In the latest blow to the poorest school district in Chester County, prosecutors on Monday accused two former ranking officials of the Coatesville Area School District of mismanagement, stealing tens of thousands of dollars, and violating state ethics law.
A long-awaited grand jury report said Richard Como, when he was superintendent, created a slush fund to pay for championship football rings and arranged the hiring of unqualified friends, family, and felons. The former athletic director, Jim Donato, is accused of using cash from district athletic events to buy himself a Range Rover and pay down at least $17,000 in debts to Valley Forge Casino Resort.
Their alleged misappropriation of funds and ethics violations occurred as the district's debt swelled by millions of dollars.
Como and Donato were "running the school district like it was their own personal kingdom," Chester County District Attorney Thomas Hogan said at a news conference in West Chester to announce their arrests. Hogan said other school officials could eventually be charged.
Both men surrendered to police Monday and were released on $250,000 bail. Through their lawyers, they pledged to fight the charges.
Como and Donato abruptly resigned and disappeared from the community in 2013 after being linked to racist and sexist messages discovered on their school-issued phones. That scandal sparked national and local outrage and led to the revelations of the grand jury probe into alleged mismanagement.
The grand jury report is a milestone for a 7,000-student district trying to move on from the texting scandal. Some district residents thought school board officials were too lenient when they allowed the former administrators to resign instead of firing them.

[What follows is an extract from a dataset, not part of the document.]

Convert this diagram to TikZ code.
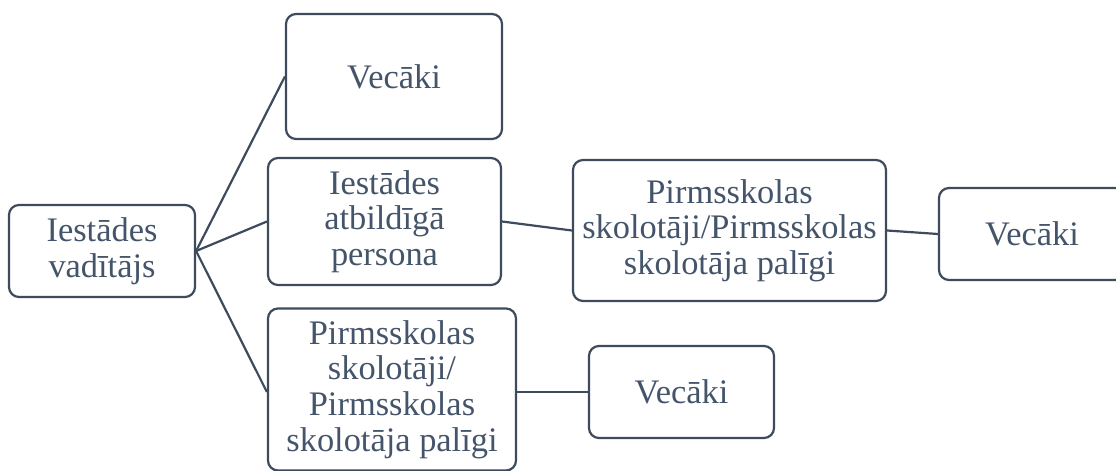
\documentclass[tikz,border=0pt]{standalone}
\usepackage{fontspec}
\setmainfont{Liberation Serif}
\usetikzlibrary{positioning}
\definecolor{boxline}{HTML}{3E4B5D}
\definecolor{boxtext}{HTML}{44546A}
\def\mylw{1.1pt}
\tikzset{
x=0.5pt,y=-0.5pt, % pixel grid, y downwards
my node/.style={draw=boxline,line width=\mylw,rounded corners=5pt,inner sep=0pt,
  align=center,text=boxtext,font=\fontsize{17.2}{17.8}\selectfont},
small box/.style={my node,minimum width=93pt,minimum height=46pt},
tall box/.style={my node,minimum width=108pt,minimum height=62.5pt},
link/.style={draw=boxline,line width=\mylw}
}
\begin{document}
\begin{tikzpicture}
\path[use as bounding box,clip] (0,0) rectangle (1116,471);

\node[small box] (head) at (102,251) {Iestādes\\vadītājs};
\node[tall box] (par1) at (394,76.5) {Vecāki};
\node[my node,minimum width=116.5pt,minimum height=63.5pt] (resp) at (384.5,221.5)
  {Iestādes\\atbildīgā\\persona};
\node[my node,minimum width=124pt,minimum height=81pt] (teach) at (392,389.5)
  {Pirmsskolas\\skolotāji/\\Pirmsskolas\\skolotāja palīgi};
\node[my node,minimum width=156.5pt,minimum height=70.5pt] (staff) at (729.5,230.5)
  {Pirmsskolas\\skolotāji/Pirmsskolas\\skolotāja palīgi};
\node[small box] (par2) at (1032,234) {Vecāki};
\node[small box,minimum width=92.5pt] (par3) at (681.5,392) {Vecāki};

\draw[link] (head.east) -- (par1.west);
\draw[link] (head.east) -- (resp.west);
\draw[link] (head.east) -- (teach.west |- par3.west);
\draw[link] (resp.east) -- (staff.west);
\draw[link] (staff.east) -- (par2.west);
\draw[link] (teach.east |- par3.west) -- (par3.west);
\end{tikzpicture}
\end{document}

Residents held several marches and protests in the months following the resignations.
Federal and state agencies are still monitoring the district's relationship with the community.
"The Coatesville Area School District has been devastated by the corruption, racism, theft, impropriety, incompetence, and neglect that existed for years and dominated many parts of the district's culture," said Superintendent Cathy Taschner, who took over in June.
Working with local and federal agencies, the district has made numerous policy changes to try to prevent abuses of power and restore the community's trust. The school board also is suing Como and Donato to recoup allegedly misappropriated funds.
On Monday, Hogan renewed his call for the school board to waive its attorney-client privilege with a former solicitor, James Ellison, so detectives can deepen their investigation into possible overbilling. Ellison charged the district millions of dollars in legal fees, and had his cellphone and iPad bills paid by the district. Coatesville's legal costs are among the highest of school systems statewide, Hogan said.
Como, now 68, who was a respected former high school principal and head football coach, became superintendent in 2005. Officials at the time said they hoped he would be a good leader for a district where a string of superintendents had resigned amid controversy.
He faces 51 counts of felony theft, theft by deception, and related offenses. He also is accused of hiring several convicted felons who were unqualified to teach but were good at sports, hiring his own family members and those of school board members, and billing the district for frivolous or made-up travel expenses.
The report said Como used money from the high school student council, a donation to the school, and summer school tuition to pay for about $33,000 in championship football rings and pendants for players, school administrators he liked, members of their families, and himself. He is also accused of trying to transfer about $15,000 in school funds to pay for the rings and striking an illegal long-term service deal with the company that makes the rings, according to the grand jury report.
His lawyer, Paul Rubino, said in a statement: "I am disappointed that the District Attorney's Office felt it had to justify all the time and money spent on the Coatesville Area School District-wide investigation by filing charges against my client. We will vigorously defend all of the charges and are confident that Mr. Como will be vindicated."
Donato, 49, is charged with 139 counts of felony theft, theft by deception, and related offenses.
Among the allegations against him is that he pocketed $5,000 in cash in return for waiving fees owed to the district for renting its facilities. Over one two-month period, Hogan said, Donato also deposited $13,000 in district funds into his own bank account.
Dan Bush, Donato's lawyer, said that the District Attorney's Office was alleging a "series of small, numerous thefts" and that he looked forward to challenging every aspect of the case. "What you have is a one-sided version of things," he said. "I promise you there's another side."